(Code that draws figures)
-- BEGIN --
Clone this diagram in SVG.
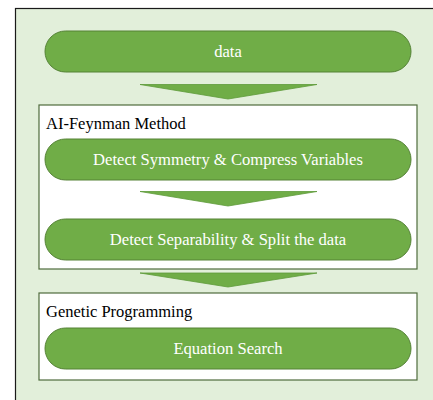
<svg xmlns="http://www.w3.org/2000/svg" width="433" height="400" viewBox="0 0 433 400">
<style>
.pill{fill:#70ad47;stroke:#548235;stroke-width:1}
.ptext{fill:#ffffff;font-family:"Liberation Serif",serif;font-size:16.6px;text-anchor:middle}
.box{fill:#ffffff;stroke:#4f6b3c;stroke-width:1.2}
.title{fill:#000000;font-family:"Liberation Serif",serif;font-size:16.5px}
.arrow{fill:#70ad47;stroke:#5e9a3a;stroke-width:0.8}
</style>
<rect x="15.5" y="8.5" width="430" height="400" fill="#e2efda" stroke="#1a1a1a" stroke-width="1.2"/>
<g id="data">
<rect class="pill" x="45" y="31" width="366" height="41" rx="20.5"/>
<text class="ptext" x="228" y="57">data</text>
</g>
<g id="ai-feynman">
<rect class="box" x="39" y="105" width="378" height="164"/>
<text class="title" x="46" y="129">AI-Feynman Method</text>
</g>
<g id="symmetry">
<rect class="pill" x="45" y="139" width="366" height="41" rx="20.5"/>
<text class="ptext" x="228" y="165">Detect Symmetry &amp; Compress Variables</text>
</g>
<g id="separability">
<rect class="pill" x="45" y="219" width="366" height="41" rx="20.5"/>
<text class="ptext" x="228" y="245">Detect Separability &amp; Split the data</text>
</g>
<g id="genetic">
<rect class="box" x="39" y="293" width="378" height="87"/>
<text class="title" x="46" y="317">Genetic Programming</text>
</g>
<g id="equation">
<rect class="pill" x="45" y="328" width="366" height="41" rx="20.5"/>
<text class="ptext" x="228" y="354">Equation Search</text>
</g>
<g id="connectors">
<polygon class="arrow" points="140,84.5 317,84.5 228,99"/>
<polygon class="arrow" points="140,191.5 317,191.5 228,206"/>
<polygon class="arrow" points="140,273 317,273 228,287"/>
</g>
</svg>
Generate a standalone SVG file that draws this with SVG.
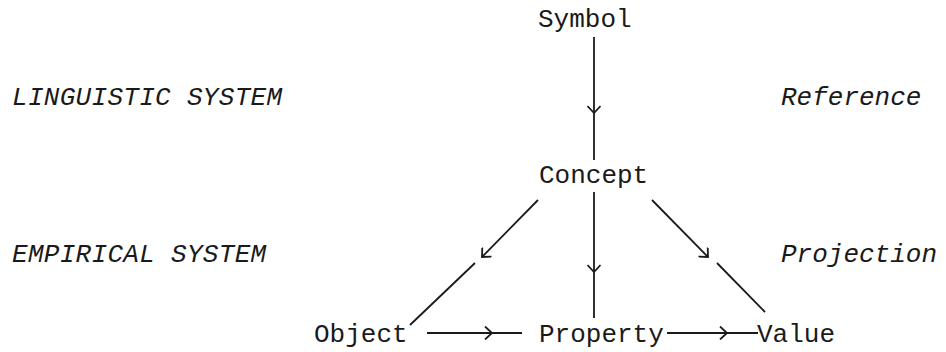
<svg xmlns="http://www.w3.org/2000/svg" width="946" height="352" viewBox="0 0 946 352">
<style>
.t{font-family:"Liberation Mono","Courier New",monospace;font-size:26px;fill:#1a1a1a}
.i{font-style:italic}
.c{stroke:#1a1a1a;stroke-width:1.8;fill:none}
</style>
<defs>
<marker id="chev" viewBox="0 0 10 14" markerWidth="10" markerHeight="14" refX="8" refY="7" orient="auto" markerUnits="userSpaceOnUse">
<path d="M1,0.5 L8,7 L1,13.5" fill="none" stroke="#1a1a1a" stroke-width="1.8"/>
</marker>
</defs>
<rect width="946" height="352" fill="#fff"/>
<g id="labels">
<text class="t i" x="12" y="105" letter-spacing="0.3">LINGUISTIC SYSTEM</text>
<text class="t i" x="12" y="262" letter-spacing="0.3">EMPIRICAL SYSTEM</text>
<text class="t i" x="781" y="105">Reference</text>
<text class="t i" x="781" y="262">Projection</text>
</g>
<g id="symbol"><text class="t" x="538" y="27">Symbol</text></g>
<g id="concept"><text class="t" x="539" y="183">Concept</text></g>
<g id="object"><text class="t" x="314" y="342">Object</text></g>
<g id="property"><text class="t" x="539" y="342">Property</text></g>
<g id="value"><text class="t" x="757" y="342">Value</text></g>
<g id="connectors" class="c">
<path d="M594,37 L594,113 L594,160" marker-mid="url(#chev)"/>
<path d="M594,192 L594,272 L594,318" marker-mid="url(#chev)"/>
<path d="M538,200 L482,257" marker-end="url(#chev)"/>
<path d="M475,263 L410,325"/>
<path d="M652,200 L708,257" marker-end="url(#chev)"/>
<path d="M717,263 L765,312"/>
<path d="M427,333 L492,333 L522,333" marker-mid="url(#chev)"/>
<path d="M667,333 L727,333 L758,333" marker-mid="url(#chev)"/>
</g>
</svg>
-- END --
WHAT IS REQUIRED: Make an exact copy of all entries above, dropping the images.

RESULT OF THIS EXERCISE:
Clone this diagram in SVG.
<svg xmlns="http://www.w3.org/2000/svg" width="433" height="400" viewBox="0 0 433 400">
<style>
.pill{fill:#70ad47;stroke:#548235;stroke-width:1}
.ptext{fill:#ffffff;font-family:"Liberation Serif",serif;font-size:16.6px;text-anchor:middle}
.box{fill:#ffffff;stroke:#4f6b3c;stroke-width:1.2}
.title{fill:#000000;font-family:"Liberation Serif",serif;font-size:16.5px}
.arrow{fill:#70ad47;stroke:#5e9a3a;stroke-width:0.8}
</style>
<rect x="15.5" y="8.5" width="430" height="400" fill="#e2efda" stroke="#1a1a1a" stroke-width="1.2"/>
<g id="data">
<rect class="pill" x="45" y="31" width="366" height="41" rx="20.5"/>
<text class="ptext" x="228" y="57">data</text>
</g>
<g id="ai-feynman">
<rect class="box" x="39" y="105" width="378" height="164"/>
<text class="title" x="46" y="129">AI-Feynman Method</text>
</g>
<g id="symmetry">
<rect class="pill" x="45" y="139" width="366" height="41" rx="20.5"/>
<text class="ptext" x="228" y="165">Detect Symmetry &amp; Compress Variables</text>
</g>
<g id="separability">
<rect class="pill" x="45" y="219" width="366" height="41" rx="20.5"/>
<text class="ptext" x="228" y="245">Detect Separability &amp; Split the data</text>
</g>
<g id="genetic">
<rect class="box" x="39" y="293" width="378" height="87"/>
<text class="title" x="46" y="317">Genetic Programming</text>
</g>
<g id="equation">
<rect class="pill" x="45" y="328" width="366" height="41" rx="20.5"/>
<text class="ptext" x="228" y="354">Equation Search</text>
</g>
<g id="connectors">
<polygon class="arrow" points="140,84.5 317,84.5 228,99"/>
<polygon class="arrow" points="140,191.5 317,191.5 228,206"/>
<polygon class="arrow" points="140,273 317,273 228,287"/>
</g>
</svg>
Generate a standalone SVG file that draws this with SVG.
<svg xmlns="http://www.w3.org/2000/svg" width="946" height="352" viewBox="0 0 946 352">
<style>
.t{font-family:"Liberation Mono","Courier New",monospace;font-size:26px;fill:#1a1a1a}
.i{font-style:italic}
.c{stroke:#1a1a1a;stroke-width:1.8;fill:none}
</style>
<defs>
<marker id="chev" viewBox="0 0 10 14" markerWidth="10" markerHeight="14" refX="8" refY="7" orient="auto" markerUnits="userSpaceOnUse">
<path d="M1,0.5 L8,7 L1,13.5" fill="none" stroke="#1a1a1a" stroke-width="1.8"/>
</marker>
</defs>
<rect width="946" height="352" fill="#fff"/>
<g id="labels">
<text class="t i" x="12" y="105" letter-spacing="0.3">LINGUISTIC SYSTEM</text>
<text class="t i" x="12" y="262" letter-spacing="0.3">EMPIRICAL SYSTEM</text>
<text class="t i" x="781" y="105">Reference</text>
<text class="t i" x="781" y="262">Projection</text>
</g>
<g id="symbol"><text class="t" x="538" y="27">Symbol</text></g>
<g id="concept"><text class="t" x="539" y="183">Concept</text></g>
<g id="object"><text class="t" x="314" y="342">Object</text></g>
<g id="property"><text class="t" x="539" y="342">Property</text></g>
<g id="value"><text class="t" x="757" y="342">Value</text></g>
<g id="connectors" class="c">
<path d="M594,37 L594,113 L594,160" marker-mid="url(#chev)"/>
<path d="M594,192 L594,272 L594,318" marker-mid="url(#chev)"/>
<path d="M538,200 L482,257" marker-end="url(#chev)"/>
<path d="M475,263 L410,325"/>
<path d="M652,200 L708,257" marker-end="url(#chev)"/>
<path d="M717,263 L765,312"/>
<path d="M427,333 L492,333 L522,333" marker-mid="url(#chev)"/>
<path d="M667,333 L727,333 L758,333" marker-mid="url(#chev)"/>
</g>
</svg>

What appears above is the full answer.